CPAG imageChild Poverty Action Group (CPAG) has launched  Laybying our future: The state of student hardship in New Zealand.

The report, written by a Master’s student Max Lin, looks at the challenges of very low levels of financial support on students. 

The report recommends the reintroduction of interest on loans in return for more funding for students’ living costs.

Child Poverty Action Group economics and welfare spokesperson, Susan St John said

“…even with zero interest, students in modest or low-paying jobs had trouble paying off their loans, which incurred compulsory repayments if students earned more than $19,084 a year (or $367 a week) before tax. Those that get modestly-paying jobs or are women at home with part-time work, they end up with this 12 percent effective tax that adds to everything else that they’re paying on the income that they’re earning and that is having disastrous effects on their lives.”

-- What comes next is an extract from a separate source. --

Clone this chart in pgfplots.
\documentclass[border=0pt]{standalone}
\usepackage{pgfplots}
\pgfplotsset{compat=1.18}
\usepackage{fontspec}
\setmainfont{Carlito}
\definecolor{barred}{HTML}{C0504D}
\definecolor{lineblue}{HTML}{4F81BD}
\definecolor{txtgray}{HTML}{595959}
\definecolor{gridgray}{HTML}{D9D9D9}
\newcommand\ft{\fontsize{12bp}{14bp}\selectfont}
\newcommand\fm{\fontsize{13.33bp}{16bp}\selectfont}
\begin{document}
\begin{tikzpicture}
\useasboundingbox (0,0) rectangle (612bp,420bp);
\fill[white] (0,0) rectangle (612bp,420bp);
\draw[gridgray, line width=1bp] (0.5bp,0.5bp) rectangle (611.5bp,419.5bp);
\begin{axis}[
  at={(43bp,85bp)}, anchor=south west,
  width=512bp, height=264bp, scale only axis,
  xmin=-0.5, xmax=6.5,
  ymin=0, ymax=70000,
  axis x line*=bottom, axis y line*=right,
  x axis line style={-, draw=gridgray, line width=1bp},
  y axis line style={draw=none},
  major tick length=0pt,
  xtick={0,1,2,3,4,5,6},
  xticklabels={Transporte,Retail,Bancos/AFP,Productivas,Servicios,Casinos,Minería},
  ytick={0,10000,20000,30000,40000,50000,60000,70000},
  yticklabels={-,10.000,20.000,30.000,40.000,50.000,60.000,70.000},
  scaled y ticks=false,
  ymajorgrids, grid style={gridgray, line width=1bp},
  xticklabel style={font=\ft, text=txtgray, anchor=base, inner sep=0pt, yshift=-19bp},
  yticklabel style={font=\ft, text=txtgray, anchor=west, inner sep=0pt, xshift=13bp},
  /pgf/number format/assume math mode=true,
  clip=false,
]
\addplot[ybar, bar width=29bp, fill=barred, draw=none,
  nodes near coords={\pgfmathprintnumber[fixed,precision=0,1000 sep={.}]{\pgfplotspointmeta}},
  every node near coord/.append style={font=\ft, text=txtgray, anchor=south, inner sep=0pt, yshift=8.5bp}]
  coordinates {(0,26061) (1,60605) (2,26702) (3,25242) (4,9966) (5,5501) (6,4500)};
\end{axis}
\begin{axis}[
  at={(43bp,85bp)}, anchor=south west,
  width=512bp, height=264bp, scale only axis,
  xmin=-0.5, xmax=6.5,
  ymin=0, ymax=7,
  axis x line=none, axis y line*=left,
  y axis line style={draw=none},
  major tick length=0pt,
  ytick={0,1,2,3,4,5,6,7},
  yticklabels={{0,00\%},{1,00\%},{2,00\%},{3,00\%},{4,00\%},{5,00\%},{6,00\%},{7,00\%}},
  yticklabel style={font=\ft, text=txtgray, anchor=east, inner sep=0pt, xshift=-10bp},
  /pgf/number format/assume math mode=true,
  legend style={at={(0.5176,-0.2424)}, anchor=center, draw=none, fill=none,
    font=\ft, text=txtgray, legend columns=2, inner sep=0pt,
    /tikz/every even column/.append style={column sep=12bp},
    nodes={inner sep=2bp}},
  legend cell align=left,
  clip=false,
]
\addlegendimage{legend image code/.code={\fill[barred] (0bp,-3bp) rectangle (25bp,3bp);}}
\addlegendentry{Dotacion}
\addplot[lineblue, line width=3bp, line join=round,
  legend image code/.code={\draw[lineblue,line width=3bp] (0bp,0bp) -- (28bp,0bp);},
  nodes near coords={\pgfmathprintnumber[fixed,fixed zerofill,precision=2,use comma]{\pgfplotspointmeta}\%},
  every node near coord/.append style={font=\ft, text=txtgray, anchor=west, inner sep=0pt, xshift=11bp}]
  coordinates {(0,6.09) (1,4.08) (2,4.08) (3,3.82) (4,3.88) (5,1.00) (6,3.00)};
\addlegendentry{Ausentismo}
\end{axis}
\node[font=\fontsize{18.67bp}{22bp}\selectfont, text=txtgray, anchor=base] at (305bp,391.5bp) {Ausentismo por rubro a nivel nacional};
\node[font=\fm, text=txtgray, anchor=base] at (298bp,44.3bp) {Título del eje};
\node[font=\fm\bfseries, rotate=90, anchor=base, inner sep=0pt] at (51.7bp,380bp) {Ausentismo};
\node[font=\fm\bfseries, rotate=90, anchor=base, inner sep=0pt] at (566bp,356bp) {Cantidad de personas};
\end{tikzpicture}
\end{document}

The report’s recommendations:
  • Unfreeze the parental income threshold and increase the eligibility and amount of Student Allowance.
  • At the very least, increase the maximum amount that can be borrowed for living costs and allow students to borrow up to the combined level of Student Allowances and the Accommodation Supplement.
  • Make income support available for all students during the summer period from December to February.
  • Increase the student loan repayment threshold and adopt a progressive system more similar to Australia’s system.
  • Increase subsidies for students living in high-rent areas (over two-thirds of their income).
  • Increase funding for tertiary education so that the cost is not transferred onto students and consider the partial write-off of student debt.
  • Evaluate the trade-off between a no interest rate policy and bringing back interest on student loans together with adequately funding universities and student support.
  • Increase supplementary benefits for students with additional needs, such as dependent children and disabilities.